I'm Sanketh. I live in Hyderabad, but my roots — and much of this story — lead back to Mangaluru. I grew up in a big Indian family where traditions, values, and memories weren't things you wrote down. They were things you lived. Grandma's recipes. My father's lessons. The way my uncle handled difficult news. The small wisdoms that shaped me, quietly, over years.
Then the pandemic came. I watched friends and families lose loved ones, and struggle with everything that came after — missing documents, forgotten passwords, unfinished conversations, unclaimed assets. The grief was hard enough. The chaos that followed made it unbearable.
I realised something simple: every person who has ever lived is a whole universe — their voice, their values, their way of seeing the world. And when they go, that universe deserves to be preserved. Not as a document. As an essence.

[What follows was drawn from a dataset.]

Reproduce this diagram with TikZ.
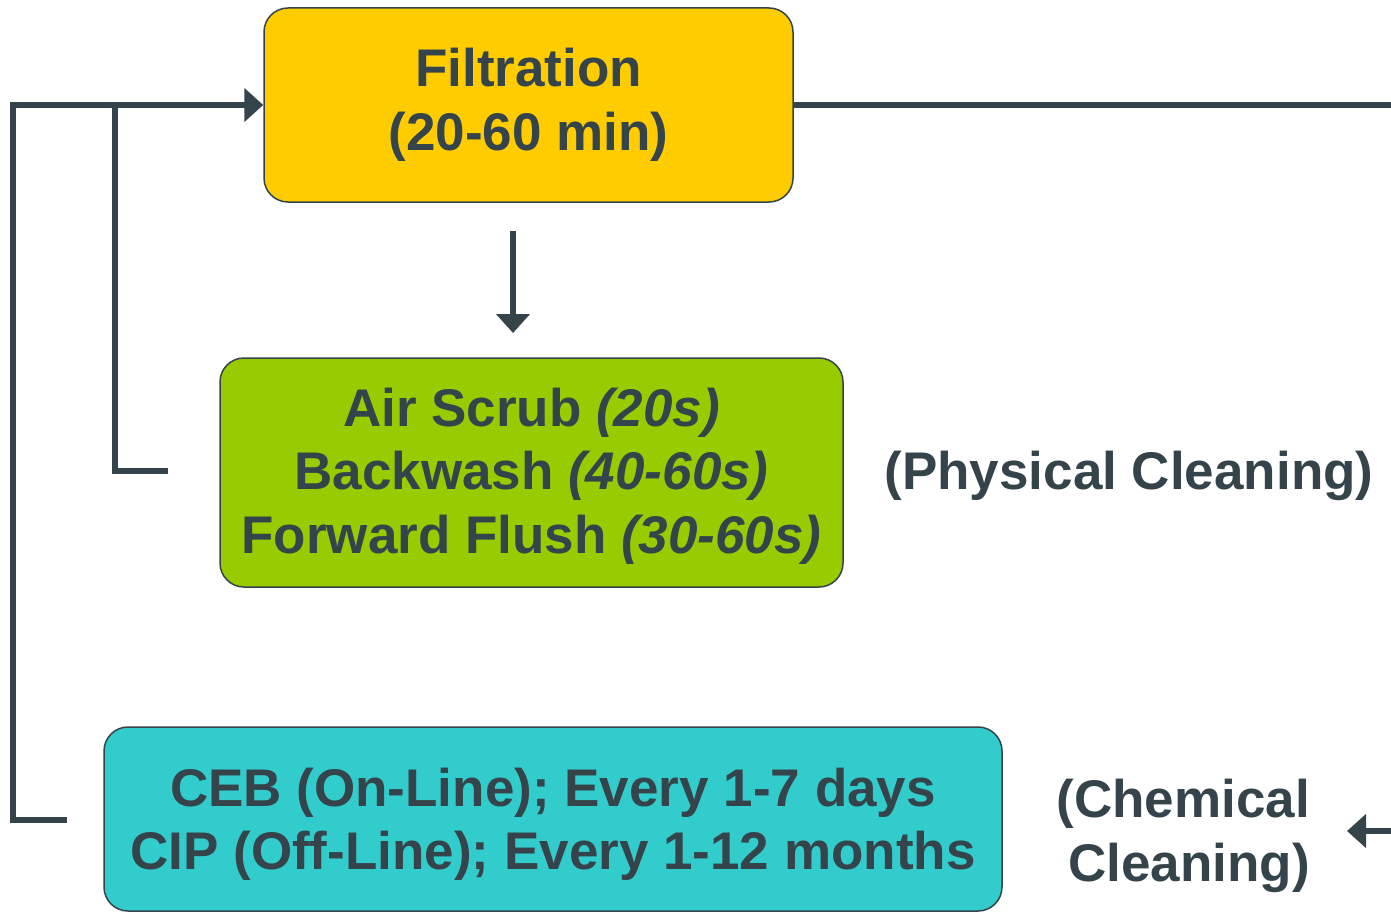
\documentclass[tikz,border=0pt]{standalone}
\usepackage{fontspec}
\setmainfont{Liberation Sans}
\usetikzlibrary{arrows.meta}
\definecolor{ink}{HTML}{34444A}
\definecolor{fyel}{HTML}{FFCC00}
\definecolor{fgrn}{HTML}{99CC00}
\definecolor{fcyan}{HTML}{33CCCC}
\begin{document}
\begin{tikzpicture}[x=1pt,y=-1pt,
  box/.style={draw=ink, line width=1.5pt, rounded corners=24pt, font=\fontsize{53}{63.5}\selectfont\bfseries, text=ink, align=center, inner sep=0pt},
  lab/.style={font=\fontsize{53}{63.5}\selectfont\bfseries, text=ink, align=center, inner sep=0pt},
  flow/.style={draw=ink, line width=6pt, line join=miter},
  tip/.style={-{Triangle[length=19pt,width=33pt]}}]
\useasboundingbox (0,0) rectangle (1391,912);
\node[box, fill=fyel, minimum width=529pt, minimum height=194pt] (filt) at (528.5,105) {Filtration\\(20-60 min)};
\node[box, fill=fgrn, minimum width=623pt, minimum height=229pt, text depth=4pt] (phy) at (531.5,472.5) {Air Scrub \textit{(20s)}\\Backwash \textit{(40-60s)}\\Forward Flush \textit{(30-60s)}};
\node[box, fill=fcyan, minimum width=898pt, minimum height=184pt, text depth=-2pt] (chm) at (553,819) {CEB (On-Line); Every 1-7 days\\CIP (Off-Line); Every 1-12 months};
\node[lab] (physlab) at (1129,476) {(Physical Cleaning)};
\node[lab, align=right, anchor=east] (chemlab) at (1310,836) {(Chemical\\Cleaning)};
\coordinate (c1) at (67,820);
\coordinate (c2) at (168,471);
\coordinate (d1) at (513,231);
\coordinate (d2) at (513,333);
\coordinate (r1) at (1395,105);
\coordinate (e1) at (1395,831);
\coordinate (e2) at (1347,831);
\draw[flow, tip] (c1) -- (13,820) |- (filt.west);
\draw[flow] (c2) -| (115,105);
\draw[flow, tip] (d1) -- (d2);
\draw[flow] (filt.east) -- (r1);
\draw[flow, tip] (e1) -- (e2);
\end{tikzpicture}
\end{document}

The idea took shape in Hyderabad. But Soult only became a company when I met Mohammed Saleem and Durga Charan — both originally from Mangaluru, now based in Dubai. They understood the problem in their bones, because in Mangaluru, family isn't an abstraction. It's the centre of everything. We incorporated the company in Mangaluru — because it felt right for a product about legacy to be built from a place where legacy is still lived.
Soult is a combination of Soul and Vault — a place to preserve the full essence of a human being. Their assets, yes. But also their memory, their guidance, their love. So that nothing of who they were is ever truly lost to the people who loved them.
This is our mission: to honour every life by making sure nothing that matters slips away.